● What to do: Copy out the listing that follows, exactly, without its pictures.

Start of Data section

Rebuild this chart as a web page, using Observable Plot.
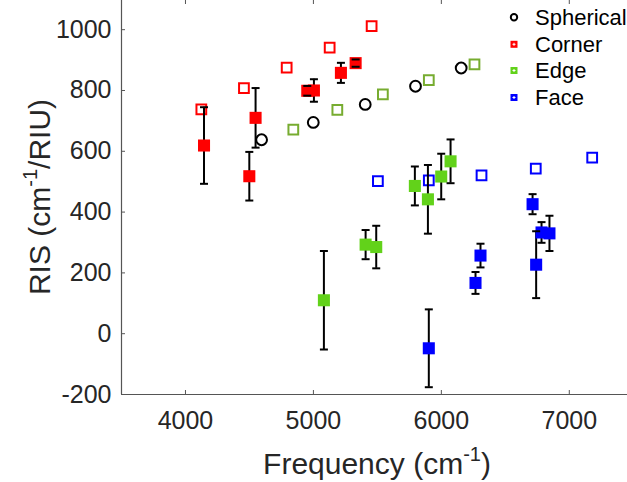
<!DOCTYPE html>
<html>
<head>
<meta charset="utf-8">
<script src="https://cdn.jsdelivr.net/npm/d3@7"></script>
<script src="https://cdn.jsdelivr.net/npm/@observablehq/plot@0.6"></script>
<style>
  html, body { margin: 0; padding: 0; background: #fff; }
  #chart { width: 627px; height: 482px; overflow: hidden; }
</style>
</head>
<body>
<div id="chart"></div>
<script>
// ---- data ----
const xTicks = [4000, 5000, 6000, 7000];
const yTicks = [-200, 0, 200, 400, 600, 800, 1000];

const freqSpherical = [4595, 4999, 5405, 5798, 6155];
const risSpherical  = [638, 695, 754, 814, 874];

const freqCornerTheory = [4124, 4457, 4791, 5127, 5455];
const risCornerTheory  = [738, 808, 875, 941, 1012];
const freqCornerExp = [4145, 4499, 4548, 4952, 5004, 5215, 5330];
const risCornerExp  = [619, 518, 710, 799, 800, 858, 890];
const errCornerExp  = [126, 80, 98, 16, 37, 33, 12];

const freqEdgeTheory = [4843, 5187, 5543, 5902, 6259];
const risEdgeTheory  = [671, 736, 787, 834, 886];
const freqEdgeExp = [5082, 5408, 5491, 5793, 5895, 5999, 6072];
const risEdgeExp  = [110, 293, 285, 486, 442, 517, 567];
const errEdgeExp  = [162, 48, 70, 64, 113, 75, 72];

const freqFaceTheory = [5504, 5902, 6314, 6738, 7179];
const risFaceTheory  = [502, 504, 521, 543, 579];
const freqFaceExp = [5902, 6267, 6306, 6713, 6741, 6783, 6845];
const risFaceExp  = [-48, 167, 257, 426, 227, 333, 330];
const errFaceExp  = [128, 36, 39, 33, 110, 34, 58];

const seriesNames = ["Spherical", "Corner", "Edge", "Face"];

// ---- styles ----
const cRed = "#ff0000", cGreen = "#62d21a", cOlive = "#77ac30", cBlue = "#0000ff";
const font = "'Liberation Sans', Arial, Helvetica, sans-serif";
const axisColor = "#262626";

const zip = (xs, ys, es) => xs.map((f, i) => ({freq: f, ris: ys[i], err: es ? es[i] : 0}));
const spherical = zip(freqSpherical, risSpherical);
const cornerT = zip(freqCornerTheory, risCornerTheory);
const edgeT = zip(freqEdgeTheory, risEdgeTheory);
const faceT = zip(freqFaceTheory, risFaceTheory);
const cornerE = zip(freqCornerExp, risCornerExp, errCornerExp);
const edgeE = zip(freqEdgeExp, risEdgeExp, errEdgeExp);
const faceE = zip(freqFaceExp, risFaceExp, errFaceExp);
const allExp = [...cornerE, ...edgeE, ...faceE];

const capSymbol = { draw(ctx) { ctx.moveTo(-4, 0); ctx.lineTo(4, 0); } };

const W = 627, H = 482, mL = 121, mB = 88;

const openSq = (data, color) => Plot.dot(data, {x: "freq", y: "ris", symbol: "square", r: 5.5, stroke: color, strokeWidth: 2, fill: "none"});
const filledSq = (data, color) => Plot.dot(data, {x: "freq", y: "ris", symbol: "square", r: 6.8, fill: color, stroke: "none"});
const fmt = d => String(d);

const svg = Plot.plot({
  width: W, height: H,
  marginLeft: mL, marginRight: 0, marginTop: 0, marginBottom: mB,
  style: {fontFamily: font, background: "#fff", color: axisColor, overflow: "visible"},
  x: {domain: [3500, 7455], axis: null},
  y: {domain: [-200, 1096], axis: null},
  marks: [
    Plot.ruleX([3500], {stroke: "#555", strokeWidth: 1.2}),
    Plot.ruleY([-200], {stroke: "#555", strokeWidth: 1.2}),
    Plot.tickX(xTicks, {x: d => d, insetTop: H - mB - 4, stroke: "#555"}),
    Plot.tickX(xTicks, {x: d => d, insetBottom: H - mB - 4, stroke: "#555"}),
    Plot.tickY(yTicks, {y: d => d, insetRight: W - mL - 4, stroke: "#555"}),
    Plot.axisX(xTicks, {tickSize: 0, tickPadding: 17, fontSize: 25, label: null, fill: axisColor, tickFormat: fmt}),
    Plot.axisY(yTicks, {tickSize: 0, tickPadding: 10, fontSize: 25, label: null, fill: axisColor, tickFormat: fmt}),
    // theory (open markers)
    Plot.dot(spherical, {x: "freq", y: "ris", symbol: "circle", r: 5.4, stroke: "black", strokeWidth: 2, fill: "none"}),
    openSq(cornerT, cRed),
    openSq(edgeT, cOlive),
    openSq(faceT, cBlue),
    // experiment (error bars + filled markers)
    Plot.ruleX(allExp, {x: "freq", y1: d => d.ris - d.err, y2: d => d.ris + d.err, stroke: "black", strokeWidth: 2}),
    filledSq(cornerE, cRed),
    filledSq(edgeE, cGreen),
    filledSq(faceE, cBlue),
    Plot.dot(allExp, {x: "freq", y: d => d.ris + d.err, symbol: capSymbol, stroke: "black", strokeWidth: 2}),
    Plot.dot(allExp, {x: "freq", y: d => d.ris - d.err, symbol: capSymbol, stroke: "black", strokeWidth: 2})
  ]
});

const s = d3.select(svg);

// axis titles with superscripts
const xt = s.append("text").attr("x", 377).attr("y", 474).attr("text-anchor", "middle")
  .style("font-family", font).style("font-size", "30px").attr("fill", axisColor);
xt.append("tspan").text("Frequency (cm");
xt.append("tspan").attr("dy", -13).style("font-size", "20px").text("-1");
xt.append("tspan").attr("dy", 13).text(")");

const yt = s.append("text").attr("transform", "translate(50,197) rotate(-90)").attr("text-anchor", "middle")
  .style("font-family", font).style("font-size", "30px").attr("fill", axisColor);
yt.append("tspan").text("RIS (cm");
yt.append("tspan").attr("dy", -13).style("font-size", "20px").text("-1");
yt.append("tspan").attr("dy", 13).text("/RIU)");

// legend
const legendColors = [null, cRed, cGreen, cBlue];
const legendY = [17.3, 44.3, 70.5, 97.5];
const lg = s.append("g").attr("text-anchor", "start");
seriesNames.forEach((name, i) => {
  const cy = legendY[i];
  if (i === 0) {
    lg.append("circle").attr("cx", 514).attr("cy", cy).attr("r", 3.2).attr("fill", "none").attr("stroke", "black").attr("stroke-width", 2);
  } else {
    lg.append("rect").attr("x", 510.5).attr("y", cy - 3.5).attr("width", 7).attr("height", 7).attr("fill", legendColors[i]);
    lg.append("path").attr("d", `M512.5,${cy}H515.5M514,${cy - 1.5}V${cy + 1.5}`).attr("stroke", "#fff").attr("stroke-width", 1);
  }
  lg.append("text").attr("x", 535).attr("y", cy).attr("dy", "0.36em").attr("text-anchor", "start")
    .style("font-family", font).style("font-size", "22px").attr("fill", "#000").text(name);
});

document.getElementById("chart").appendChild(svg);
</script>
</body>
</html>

End of Data section

● Response:
Rebuild this chart as a web page, using Observable Plot.
<!DOCTYPE html>
<html>
<head>
<meta charset="utf-8">
<script src="https://cdn.jsdelivr.net/npm/d3@7"></script>
<script src="https://cdn.jsdelivr.net/npm/@observablehq/plot@0.6"></script>
<style>
  html, body { margin: 0; padding: 0; background: #fff; }
  #chart { width: 627px; height: 482px; overflow: hidden; }
</style>
</head>
<body>
<div id="chart"></div>
<script>
// ---- data ----
const xTicks = [4000, 5000, 6000, 7000];
const yTicks = [-200, 0, 200, 400, 600, 800, 1000];

const freqSpherical = [4595, 4999, 5405, 5798, 6155];
const risSpherical  = [638, 695, 754, 814, 874];

const freqCornerTheory = [4124, 4457, 4791, 5127, 5455];
const risCornerTheory  = [738, 808, 875, 941, 1012];
const freqCornerExp = [4145, 4499, 4548, 4952, 5004, 5215, 5330];
const risCornerExp  = [619, 518, 710, 799, 800, 858, 890];
const errCornerExp  = [126, 80, 98, 16, 37, 33, 12];

const freqEdgeTheory = [4843, 5187, 5543, 5902, 6259];
const risEdgeTheory  = [671, 736, 787, 834, 886];
const freqEdgeExp = [5082, 5408, 5491, 5793, 5895, 5999, 6072];
const risEdgeExp  = [110, 293, 285, 486, 442, 517, 567];
const errEdgeExp  = [162, 48, 70, 64, 113, 75, 72];

const freqFaceTheory = [5504, 5902, 6314, 6738, 7179];
const risFaceTheory  = [502, 504, 521, 543, 579];
const freqFaceExp = [5902, 6267, 6306, 6713, 6741, 6783, 6845];
const risFaceExp  = [-48, 167, 257, 426, 227, 333, 330];
const errFaceExp  = [128, 36, 39, 33, 110, 34, 58];

const seriesNames = ["Spherical", "Corner", "Edge", "Face"];

// ---- styles ----
const cRed = "#ff0000", cGreen = "#62d21a", cOlive = "#77ac30", cBlue = "#0000ff";
const font = "'Liberation Sans', Arial, Helvetica, sans-serif";
const axisColor = "#262626";

const zip = (xs, ys, es) => xs.map((f, i) => ({freq: f, ris: ys[i], err: es ? es[i] : 0}));
const spherical = zip(freqSpherical, risSpherical);
const cornerT = zip(freqCornerTheory, risCornerTheory);
const edgeT = zip(freqEdgeTheory, risEdgeTheory);
const faceT = zip(freqFaceTheory, risFaceTheory);
const cornerE = zip(freqCornerExp, risCornerExp, errCornerExp);
const edgeE = zip(freqEdgeExp, risEdgeExp, errEdgeExp);
const faceE = zip(freqFaceExp, risFaceExp, errFaceExp);
const allExp = [...cornerE, ...edgeE, ...faceE];

const capSymbol = { draw(ctx) { ctx.moveTo(-4, 0); ctx.lineTo(4, 0); } };

const W = 627, H = 482, mL = 121, mB = 88;

const openSq = (data, color) => Plot.dot(data, {x: "freq", y: "ris", symbol: "square", r: 5.5, stroke: color, strokeWidth: 2, fill: "none"});
const filledSq = (data, color) => Plot.dot(data, {x: "freq", y: "ris", symbol: "square", r: 6.8, fill: color, stroke: "none"});
const fmt = d => String(d);

const svg = Plot.plot({
  width: W, height: H,
  marginLeft: mL, marginRight: 0, marginTop: 0, marginBottom: mB,
  style: {fontFamily: font, background: "#fff", color: axisColor, overflow: "visible"},
  x: {domain: [3500, 7455], axis: null},
  y: {domain: [-200, 1096], axis: null},
  marks: [
    Plot.ruleX([3500], {stroke: "#555", strokeWidth: 1.2}),
    Plot.ruleY([-200], {stroke: "#555", strokeWidth: 1.2}),
    Plot.tickX(xTicks, {x: d => d, insetTop: H - mB - 4, stroke: "#555"}),
    Plot.tickX(xTicks, {x: d => d, insetBottom: H - mB - 4, stroke: "#555"}),
    Plot.tickY(yTicks, {y: d => d, insetRight: W - mL - 4, stroke: "#555"}),
    Plot.axisX(xTicks, {tickSize: 0, tickPadding: 17, fontSize: 25, label: null, fill: axisColor, tickFormat: fmt}),
    Plot.axisY(yTicks, {tickSize: 0, tickPadding: 10, fontSize: 25, label: null, fill: axisColor, tickFormat: fmt}),
    // theory (open markers)
    Plot.dot(spherical, {x: "freq", y: "ris", symbol: "circle", r: 5.4, stroke: "black", strokeWidth: 2, fill: "none"}),
    openSq(cornerT, cRed),
    openSq(edgeT, cOlive),
    openSq(faceT, cBlue),
    // experiment (error bars + filled markers)
    Plot.ruleX(allExp, {x: "freq", y1: d => d.ris - d.err, y2: d => d.ris + d.err, stroke: "black", strokeWidth: 2}),
    filledSq(cornerE, cRed),
    filledSq(edgeE, cGreen),
    filledSq(faceE, cBlue),
    Plot.dot(allExp, {x: "freq", y: d => d.ris + d.err, symbol: capSymbol, stroke: "black", strokeWidth: 2}),
    Plot.dot(allExp, {x: "freq", y: d => d.ris - d.err, symbol: capSymbol, stroke: "black", strokeWidth: 2})
  ]
});

const s = d3.select(svg);

// axis titles with superscripts
const xt = s.append("text").attr("x", 377).attr("y", 474).attr("text-anchor", "middle")
  .style("font-family", font).style("font-size", "30px").attr("fill", axisColor);
xt.append("tspan").text("Frequency (cm");
xt.append("tspan").attr("dy", -13).style("font-size", "20px").text("-1");
xt.append("tspan").attr("dy", 13).text(")");

const yt = s.append("text").attr("transform", "translate(50,197) rotate(-90)").attr("text-anchor", "middle")
  .style("font-family", font).style("font-size", "30px").attr("fill", axisColor);
yt.append("tspan").text("RIS (cm");
yt.append("tspan").attr("dy", -13).style("font-size", "20px").text("-1");
yt.append("tspan").attr("dy", 13).text("/RIU)");

// legend
const legendColors = [null, cRed, cGreen, cBlue];
const legendY = [17.3, 44.3, 70.5, 97.5];
const lg = s.append("g").attr("text-anchor", "start");
seriesNames.forEach((name, i) => {
  const cy = legendY[i];
  if (i === 0) {
    lg.append("circle").attr("cx", 514).attr("cy", cy).attr("r", 3.2).attr("fill", "none").attr("stroke", "black").attr("stroke-width", 2);
  } else {
    lg.append("rect").attr("x", 510.5).attr("y", cy - 3.5).attr("width", 7).attr("height", 7).attr("fill", legendColors[i]);
    lg.append("path").attr("d", `M512.5,${cy}H515.5M514,${cy - 1.5}V${cy + 1.5}`).attr("stroke", "#fff").attr("stroke-width", 1);
  }
  lg.append("text").attr("x", 535).attr("y", cy).attr("dy", "0.36em").attr("text-anchor", "start")
    .style("font-family", font).style("font-size", "22px").attr("fill", "#000").text(name);
});

document.getElementById("chart").appendChild(svg);
</script>
</body>
</html>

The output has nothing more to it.